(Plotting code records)
* * *

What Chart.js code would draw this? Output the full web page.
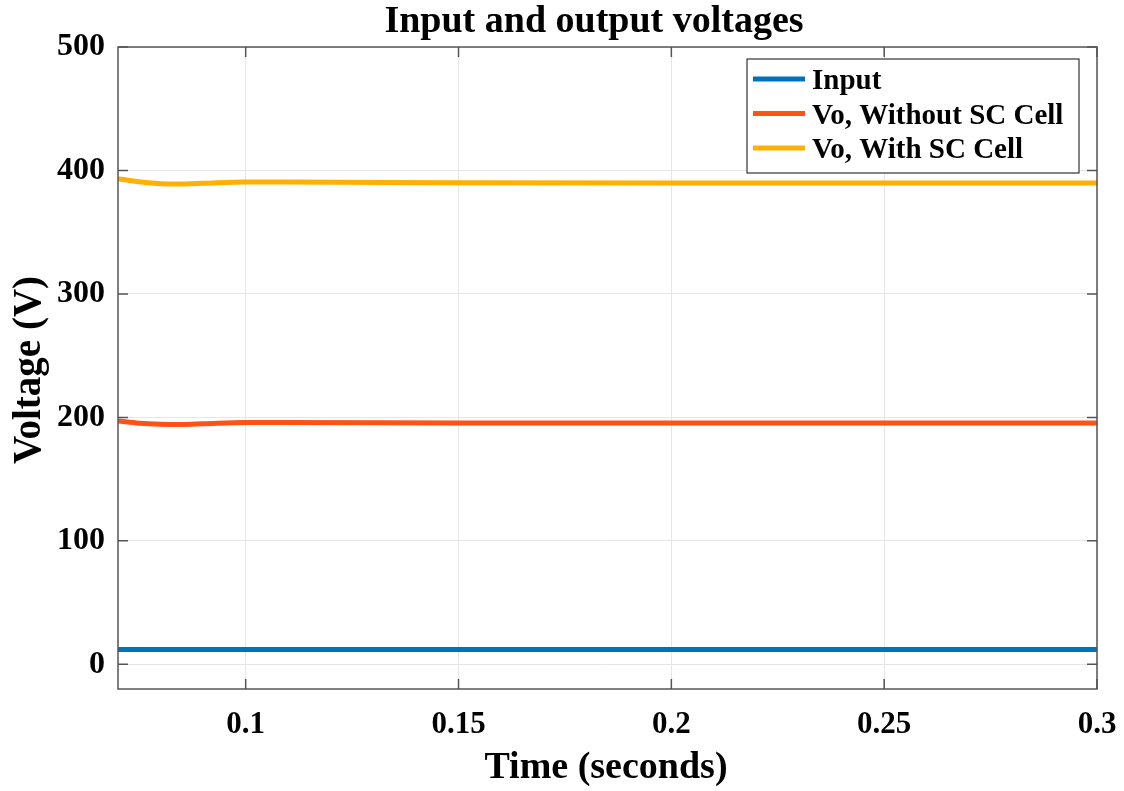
<!DOCTYPE html>
<html>
<head>
<meta charset="utf-8">
<script src="https://cdn.jsdelivr.net/npm/chart.js@4/dist/chart.umd.min.js"></script>
<style>
  html, body { margin: 0; padding: 0; background: #fff; }
  #wrap { width: 1124px; height: 791px; }
</style>
</head>
<body>
<div id="wrap"><canvas id="chart" width="1124" height="791"></canvas></div>
<script>
const TIMES = [0.07, 0.075, 0.08, 0.085, 0.09, 0.1, 0.11, 0.15, 0.2, 0.25, 0.3];
const INPUT_V = [12, 12, 12, 12, 12, 12, 12, 12, 12, 12, 12];
const VO_WITHOUT = [197, 195.3, 194.5, 194.3, 194.8, 195.8, 195.8, 195.5, 195.4, 195.4, 195.4];
const VO_WITH = [393.3, 390.8, 389.3, 389.1, 389.6, 390.6, 390.6, 390, 389.8, 389.8, 389.8];
const X_TICKS = [0.1, 0.15, 0.2, 0.25, 0.3];
const Y_TICKS = [0, 100, 200, 300, 400, 500];
const SERIES_NAMES = ['Input', 'Vo, Without SC Cell', 'Vo, With SC Cell'];
const SERIES_COLORS = ['#0072BD', '#FF5214', '#FFB000'];

const FONT = '"Liberation Serif", "Times New Roman", serif';
const toPoints = vals => vals.map((v, i) => ({ x: TIMES[i], y: v }));

// MATLAB-style decorations: title, axis labels, inward ticks, full box, legend.
const matlabDecor = {
  id: 'matlabDecor',
  afterDraw(chart) {
    const { ctx, chartArea: a, scales: { x, y } } = chart;
    ctx.save();
    ctx.strokeStyle = '#555';
    ctx.lineWidth = 1.5;
    ctx.strokeRect(a.left, a.top, a.right - a.left, a.bottom - a.top);
    ctx.beginPath();
    X_TICKS.forEach(t => {
      const px = x.getPixelForValue(t);
      ctx.moveTo(px, a.bottom); ctx.lineTo(px, a.bottom - 10);
      ctx.moveTo(px, a.top); ctx.lineTo(px, a.top + 10);
    });
    Y_TICKS.forEach(t => {
      const py = y.getPixelForValue(t);
      ctx.moveTo(a.left, py); ctx.lineTo(a.left + 10, py);
      ctx.moveTo(a.right, py); ctx.lineTo(a.right - 10, py);
    });
    ctx.stroke();

    ctx.fillStyle = '#000';
    ctx.textAlign = 'center';
    ctx.textBaseline = 'middle';
    ctx.font = `bold 38px ${FONT}`;
    ctx.fillText('Input and output voltages', 594, 22);
    ctx.font = `bold 38px ${FONT}`;
    ctx.fillText('Time (seconds)', 606, 768);
    ctx.save();
    ctx.translate(30, 370);
    ctx.rotate(-Math.PI / 2);
    ctx.font = `bold 39px ${FONT}`;
    ctx.fillText('Voltage (V)', 0, 0);
    ctx.restore();

    // legend box
    const lx = 747, ly = 59, lw = 332, lh = 114;
    ctx.fillStyle = '#fff';
    ctx.fillRect(lx, ly, lw, lh);
    ctx.strokeStyle = '#333';
    ctx.lineWidth = 1.2;
    ctx.strokeRect(lx, ly, lw, lh);
    ctx.font = `bold 29px ${FONT}`;
    ctx.textAlign = 'left';
    chart.data.datasets.forEach((ds, i) => {
      const cy = ly + 20 + i * 34.5;
      ctx.strokeStyle = ds.borderColor;
      ctx.lineWidth = 5;
      ctx.beginPath();
      ctx.moveTo(lx + 6, cy); ctx.lineTo(lx + 58, cy);
      ctx.stroke();
      ctx.fillStyle = '#000';
      ctx.fillText(ds.label, lx + 65, cy + 3);
    });
    ctx.restore();
  }
};

new Chart(document.getElementById('chart'), {
  type: 'line',
  data: {
    datasets: [
      { label: SERIES_NAMES[0], data: toPoints(INPUT_V), borderColor: SERIES_COLORS[0] },
      { label: SERIES_NAMES[1], data: toPoints(VO_WITHOUT), borderColor: SERIES_COLORS[1] },
      { label: SERIES_NAMES[2], data: toPoints(VO_WITH), borderColor: SERIES_COLORS[2] },
    ].map(ds => ({ ...ds, borderWidth: 5, pointRadius: 0, fill: false, cubicInterpolationMode: 'monotone' }))
  },
  options: {
    responsive: false,
    animation: false,
    layout: { padding: { top: 47, right: 27, left: 0, bottom: 0 } },
    plugins: { legend: { display: false }, title: { display: false }, tooltip: { enabled: false } },
    scales: {
      x: {
        type: 'linear', min: 0.07, max: 0.3,
        afterBuildTicks: s => { s.ticks = X_TICKS.map(v => ({ value: v })); },
        afterFit: s => { s.height = 102; s.paddingRight = 0; s.paddingLeft = 0; },
        grid: { color: '#e6e6e6', lineWidth: 1, drawTicks: false },
        border: { display: false },
        ticks: {
          color: '#000', padding: 17, maxRotation: 0,
          callback: v => String(v),
          font: { family: FONT, size: 31, weight: 'bold' }
        }
      },
      y: {
        min: -20, max: 500,
        afterBuildTicks: s => { s.ticks = Y_TICKS.map(v => ({ value: v })); },
        afterFit: s => { s.width = 118; s.paddingTop = 0; s.paddingBottom = 0; },
        grid: { color: '#e6e6e6', lineWidth: 1, drawTicks: false },
        border: { display: false },
        ticks: { color: '#000', padding: 13, font: { family: FONT, size: 32, weight: 'bold' } }
      }
    }
  },
  plugins: [matlabDecor]
});
</script>
</body>
</html>
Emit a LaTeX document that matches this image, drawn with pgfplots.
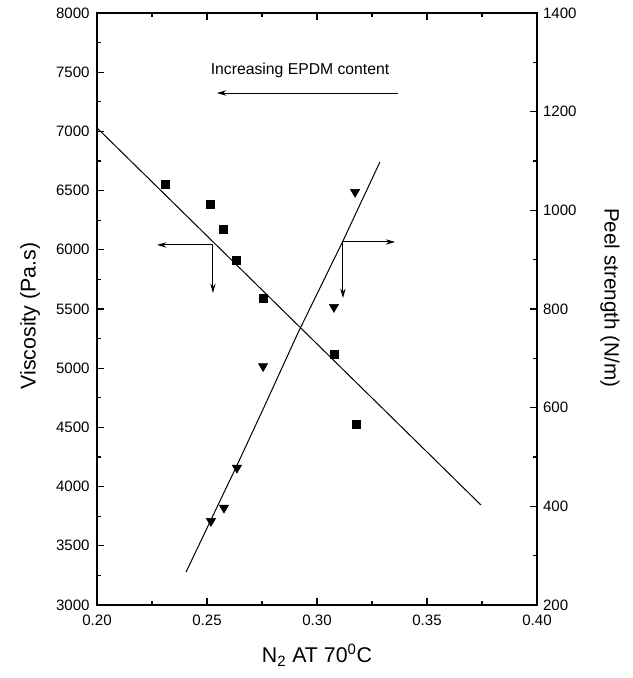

* * *

Stated exercise:
Only a number is wanted here: how many lines in the data above include the string "this"?

Answer to the task:
2